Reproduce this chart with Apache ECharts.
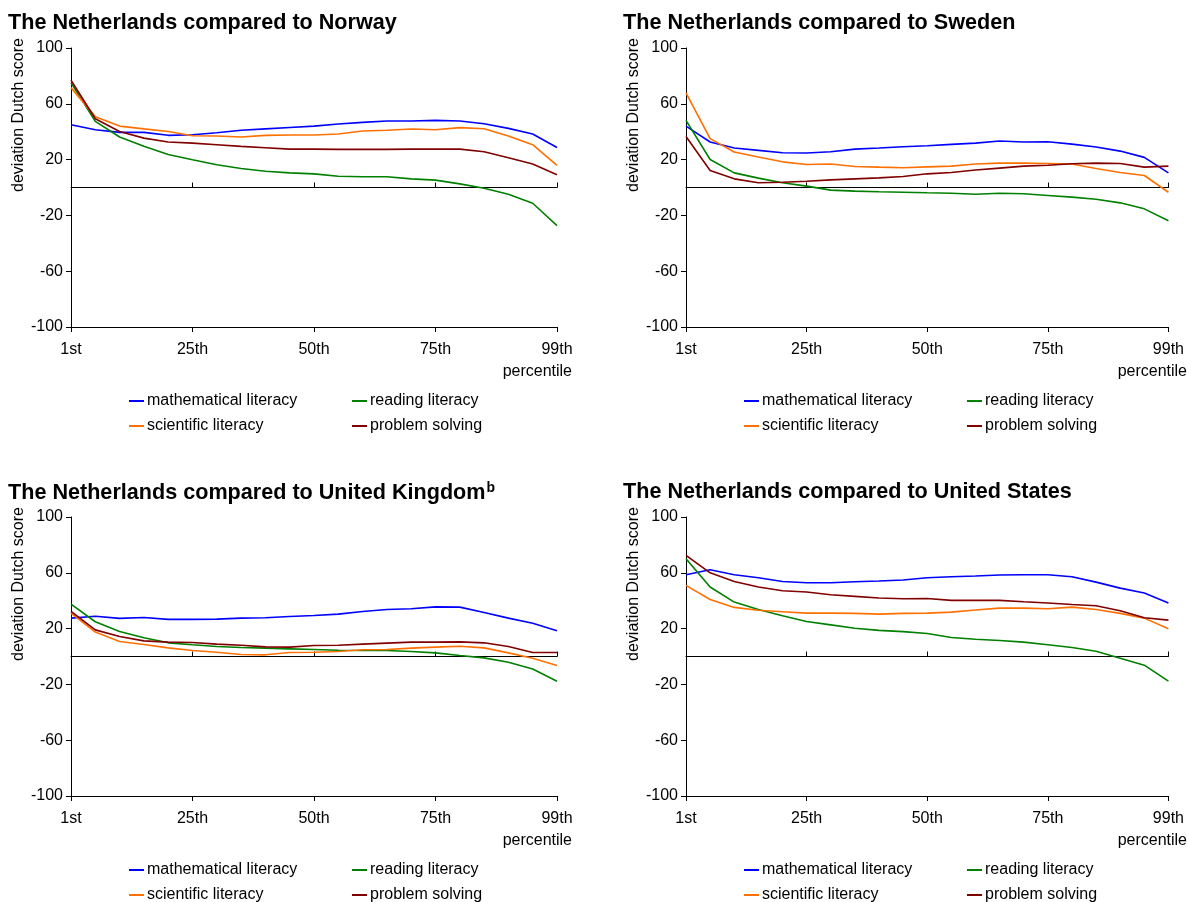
<!DOCTYPE html>
<html>
<head>
<meta charset="utf-8">
<script src="https://cdn.jsdelivr.net/npm/echarts@6/dist/echarts.min.js"></script>
<style>
  html, body { margin: 0; padding: 0; background: #fff; }
  #chart { width: 1187px; height: 902px; }
</style>
</head>
<body>
<div id="chart"></div>
<script>
// Percentile points along the score distribution
const percentiles = ['1st','5th','10th','15th','20th','25th','30th','35th','40th','45th','50th',
  '55th','60th','65th','70th','75th','80th','85th','90th','95th','99th'];

const yTicks = { min: -100, max: 100, interval: 40 };

const seriesNames = ['mathematical literacy', 'reading literacy', 'scientific literacy', 'problem solving'];
const seriesColors = ['#0000ff', '#008000', '#ff7000', '#800000'];

// Deviation of the Dutch score, per comparison country
const norwayMath     = [45, 41.4, 39.5, 39.5, 37.4, 37.8, 39.3, 41, 42, 43, 44, 45.5, 46.7, 47.7, 47.7, 48.1, 47.7, 45.7, 42.4, 38.3, 28.7];
const norwayReading  = [75, 47.4, 36.2, 29.5, 23.7, 19.9, 16.3, 13.6, 11.7, 10.5, 9.8, 8.1, 7.7, 7.7, 6.2, 5.3, 2.6, -0.5, -4.8, -11.3, -27.3];
const norwayScience  = [71.6, 50.8, 44, 42, 40.2, 37.1, 36.9, 36.2, 37.4, 37.6, 37.6, 38.3, 40.5, 41, 41.9, 41.4, 42.9, 42.1, 36.9, 30.7, 15.8];
const norwayProblem  = [76.9, 49.3, 40.2, 35.4, 32.6, 31.8, 30.7, 29.5, 28.5, 27.5, 27.5, 27.3, 27.3, 27.3, 27.5, 27.5, 27.5, 25.6, 21.3, 16.8, 9.1];

const swedenMath     = [44, 32.6, 28.3, 26.6, 24.9, 24.7, 25.6, 27.5, 28.3, 29.2, 29.9, 30.9, 31.8, 33.3, 32.6, 32.8, 31.1, 29, 26.1, 21.6, 10.5];
const swedenReading  = [48.1, 20.1, 10.5, 6.7, 3.4, 1, -1.9, -2.6, -3.1, -3.4, -3.8, -4.1, -4.8, -4.1, -4.5, -5.7, -6.9, -8.4, -11, -15.3, -23.9];
const swedenScience  = [67.8, 35, 25.4, 21.8, 18.4, 16.5, 16.8, 15.1, 14.6, 14.2, 14.8, 15.3, 16.8, 17.5, 17.5, 17.2, 16.8, 13.6, 10.8, 8.6, -3.4];
const swedenProblem  = [36.6, 12.2, 6.2, 3.4, 3.8, 4.5, 5.5, 6.2, 6.9, 7.9, 9.8, 10.8, 12.5, 13.9, 15.3, 16, 17, 17.5, 17.2, 14.6, 15.3];

const ukMath         = [27.5, 28.9, 27.3, 28, 26.6, 26.6, 26.8, 27.5, 27.8, 28.7, 29.4, 30.4, 32.3, 33.7, 34.2, 35.6, 35.4, 31.6, 27.5, 23.9, 18.4];
const ukReading      = [37.6, 24.9, 17.9, 13.4, 9.8, 8.4, 7.2, 6.5, 6, 5.5, 5, 4.5, 4.3, 4.3, 3.6, 2.6, 0.7, -1, -4.1, -8.9, -17.7];
const ukScience      = [31.1, 17.5, 10.8, 8.6, 6.2, 4.3, 3.1, 1.4, 1.2, 2.9, 3.1, 3.6, 4.8, 5, 6, 6.7, 7.4, 6.2, 2.6, -1.2, -6.5];
const ukProblem      = [32.3, 19.1, 14.4, 11.2, 10.3, 10, 8.9, 8.1, 6.9, 6.7, 7.9, 8.1, 8.9, 9.6, 10.3, 10.3, 10.5, 9.8, 7.2, 2.9, 2.9];

const usMath         = [58.6, 62.2, 58.6, 56.5, 53.8, 52.9, 52.9, 53.6, 54.1, 54.8, 56.5, 57.2, 57.7, 58.4, 58.6, 58.6, 57.2, 53.3, 49, 45.5, 38.3];
const usReading      = [70.1, 49.8, 39, 33.7, 29.2, 25.1, 22.7, 20.3, 18.7, 17.8, 16.5, 13.6, 12.4, 11.5, 10.3, 8.4, 6.5, 3.8, -1.2, -6.2, -17.7];
const usScience      = [51, 40.9, 35.2, 33.1, 32.1, 31.1, 31.1, 30.9, 30.4, 30.9, 31.1, 31.8, 33.3, 34.7, 34.7, 34.2, 35.4, 33.7, 30.9, 27.5, 19.9];
const usProblem      = [72.5, 60, 53.8, 49.8, 47.1, 46.2, 44.3, 43.1, 41.9, 41.4, 41.6, 40.2, 40.2, 40.2, 39.2, 38.3, 37.3, 36.4, 32.8, 27.8, 26.1];

const panels = [
  { title: '{t|The Netherlands compared to Norway}', values: [norwayMath, norwayReading, norwayScience, norwayProblem], dx: 0, dy: 0 },
  { title: '{t|The Netherlands compared to Sweden}', values: [swedenMath, swedenReading, swedenScience, swedenProblem], dx: 615, dy: 0 },
  { title: '{t|The Netherlands compared to United Kingdom}{s|b}', values: [ukMath, ukReading, ukScience, ukProblem], dx: 0, dy: 469 },
  { title: '{t|The Netherlands compared to United States}', values: [usMath, usReading, usScience, usProblem], dx: 615, dy: 469 }
];

// Legend slots: two columns, two rows below each plot
const legendSlots = [
  { left: 129, top: 392 },  // mathematical literacy
  { left: 352, top: 392 },  // reading literacy
  { left: 129, top: 417 },  // scientific literacy
  { left: 352, top: 417 }   // problem solving
];

const FONT = "'Liberation Sans', Arial, sans-serif";
const option = {
  animation: false,
  backgroundColor: '#fff',
  textStyle: { fontFamily: FONT, color: '#000' },
  title: [], grid: [], xAxis: [], yAxis: [], series: [], legend: [], graphic: []
};

panels.forEach((p, k) => {
  option.title.push({
    text: p.title, left: 8 + p.dx, top: 12 + p.dy, padding: 0,
    textStyle: {
      rich: {
        t: { fontFamily: FONT, fontSize: 21.6, fontWeight: 'bold', color: '#000' },
        s: { fontFamily: FONT, fontSize: 14, fontWeight: 'bold', color: '#000', verticalAlign: 'top', padding: [0, 0, 10, 1] }
      }
    }
  });
  option.grid.push({ left: 71 + p.dx, top: 48 + p.dy, width: 486, height: 279, containLabel: false });

  const axisBase = {
    type: 'category', gridIndex: k, data: percentiles, boundaryGap: false,
    axisTick: { interval: 4, length: 5, inside: false, lineStyle: { color: '#000' } },
    splitLine: { show: false }
  };
  // Labelled axis along the bottom of the plot
  option.xAxis.push(Object.assign({}, axisBase, {
    position: 'bottom', axisLine: { onZero: false, lineStyle: { color: '#000', width: 1 } },
    axisLabel: { interval: 4, margin: 15, fontSize: 16, color: '#000', fontFamily: FONT }
  }));
  // Reference line at zero deviation
  option.xAxis.push(Object.assign({}, axisBase, {
    axisLine: { onZero: true, lineStyle: { color: '#000', width: 1 } },
    axisLabel: { show: false }
  }));
  option.yAxis.push({
    type: 'value', gridIndex: k, min: yTicks.min, max: yTicks.max, interval: yTicks.interval,
    axisLine: { show: true, lineStyle: { color: '#000', width: 1 } },
    axisTick: { show: true, length: 5, lineStyle: { color: '#000' } },
    axisLabel: { margin: 8, fontSize: 16, color: '#000', fontFamily: FONT },
    splitLine: { show: false }
  });

  p.values.forEach((vals, s) => {
    option.series.push({
      type: 'line', name: seriesNames[s], xAxisIndex: 2 * k, yAxisIndex: k,
      data: vals, symbol: 'none', color: seriesColors[s],
      lineStyle: { color: seriesColors[s], width: 1.6 }
    });
    option.legend.push({
      left: legendSlots[s].left + p.dx, top: legendSlots[s].top + p.dy,
      data: [seriesNames[s]], icon: 'rect', itemWidth: 15, itemHeight: 2, padding: 0,
      textStyle: { fontSize: 16, color: '#000', fontFamily: FONT, lineHeight: 18, padding: [0, 0, 0, -2] }
    });
  });

  option.graphic.push({
    type: 'text', x: 19 + p.dx, y: 115 + p.dy, rotation: Math.PI / 2,
    style: { text: 'deviation Dutch score', font: "16px 'Liberation Sans', Arial, sans-serif", fill: '#000', textAlign: 'center', textVerticalAlign: 'middle' }
  });
  option.graphic.push({
    type: 'text', x: 572 + p.dx, y: 372 + p.dy,
    style: { text: 'percentile', font: "16px 'Liberation Sans', Arial, sans-serif", fill: '#000', textAlign: 'right', textVerticalAlign: 'middle' }
  });
});

const chart = echarts.init(document.getElementById('chart'), null, { renderer: 'canvas' });
chart.setOption(option);
</script>
</body>
</html>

## [Problem]
Please extract exactly the lines of the data, from the first through the line containing "['#0000ff', '#008000', '#ff7000', '#800000'];", and add no pictures to the copy.

## [Task result]
Reproduce this chart with Apache ECharts.
<!DOCTYPE html>
<html>
<head>
<meta charset="utf-8">
<script src="https://cdn.jsdelivr.net/npm/echarts@6/dist/echarts.min.js"></script>
<style>
  html, body { margin: 0; padding: 0; background: #fff; }
  #chart { width: 1187px; height: 902px; }
</style>
</head>
<body>
<div id="chart"></div>
<script>
// Percentile points along the score distribution
const percentiles = ['1st','5th','10th','15th','20th','25th','30th','35th','40th','45th','50th',
  '55th','60th','65th','70th','75th','80th','85th','90th','95th','99th'];

const yTicks = { min: -100, max: 100, interval: 40 };

const seriesNames = ['mathematical literacy', 'reading literacy', 'scientific literacy', 'problem solving'];
const seriesColors = ['#0000ff', '#008000', '#ff7000', '#800000'];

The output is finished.